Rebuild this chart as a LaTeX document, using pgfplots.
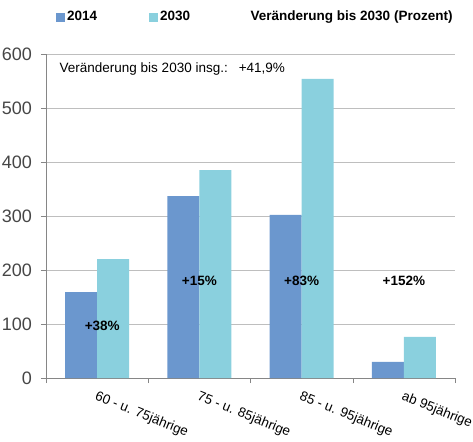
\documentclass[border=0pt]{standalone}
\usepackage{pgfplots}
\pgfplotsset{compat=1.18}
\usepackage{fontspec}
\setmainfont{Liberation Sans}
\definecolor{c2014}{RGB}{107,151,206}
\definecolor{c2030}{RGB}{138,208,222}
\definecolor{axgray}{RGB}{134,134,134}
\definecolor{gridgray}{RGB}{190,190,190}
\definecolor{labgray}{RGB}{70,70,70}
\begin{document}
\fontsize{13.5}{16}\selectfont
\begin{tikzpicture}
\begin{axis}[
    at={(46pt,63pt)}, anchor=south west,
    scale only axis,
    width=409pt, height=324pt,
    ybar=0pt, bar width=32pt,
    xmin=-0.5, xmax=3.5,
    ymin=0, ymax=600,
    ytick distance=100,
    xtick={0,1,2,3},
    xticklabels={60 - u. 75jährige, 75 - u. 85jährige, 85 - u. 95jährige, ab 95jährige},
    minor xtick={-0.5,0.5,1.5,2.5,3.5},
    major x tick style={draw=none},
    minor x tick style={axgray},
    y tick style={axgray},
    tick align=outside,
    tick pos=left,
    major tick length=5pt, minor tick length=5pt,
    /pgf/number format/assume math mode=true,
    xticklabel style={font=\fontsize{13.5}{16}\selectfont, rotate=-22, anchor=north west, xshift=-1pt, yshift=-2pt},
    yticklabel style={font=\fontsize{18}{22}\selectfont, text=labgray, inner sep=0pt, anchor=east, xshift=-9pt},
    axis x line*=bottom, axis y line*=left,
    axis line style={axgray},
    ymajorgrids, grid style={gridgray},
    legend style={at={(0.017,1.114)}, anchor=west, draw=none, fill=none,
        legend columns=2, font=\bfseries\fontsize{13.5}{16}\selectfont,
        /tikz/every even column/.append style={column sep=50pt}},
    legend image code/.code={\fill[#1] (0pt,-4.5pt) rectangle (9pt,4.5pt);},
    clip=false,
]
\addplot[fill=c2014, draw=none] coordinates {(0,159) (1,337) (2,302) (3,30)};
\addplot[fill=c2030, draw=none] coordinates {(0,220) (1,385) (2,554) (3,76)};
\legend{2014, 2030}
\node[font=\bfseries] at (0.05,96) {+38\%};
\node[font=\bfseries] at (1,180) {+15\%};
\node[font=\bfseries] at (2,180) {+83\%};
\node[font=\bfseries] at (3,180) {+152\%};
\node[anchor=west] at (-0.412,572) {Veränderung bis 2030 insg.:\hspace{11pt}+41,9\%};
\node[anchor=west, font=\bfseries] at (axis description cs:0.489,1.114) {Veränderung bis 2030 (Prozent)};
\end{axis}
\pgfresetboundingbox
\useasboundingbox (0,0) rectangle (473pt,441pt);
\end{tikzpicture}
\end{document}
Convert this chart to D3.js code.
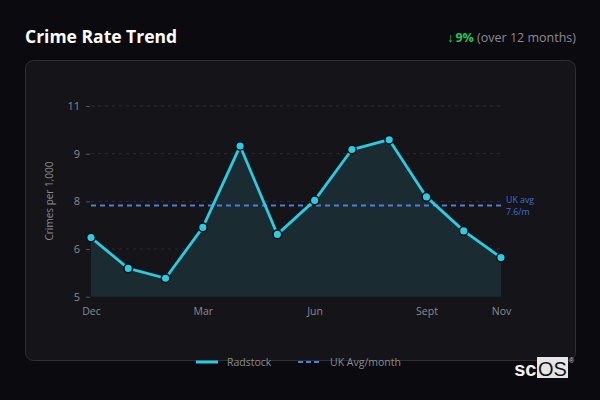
══════════
TASK TO CARRY OUT: For each line of the listing that holds the word "chart", show that line.

CORRECT RESPONSE:
Rebuild this chart as a LaTeX document, using pgfplots.
Convert this chart to D3.js code.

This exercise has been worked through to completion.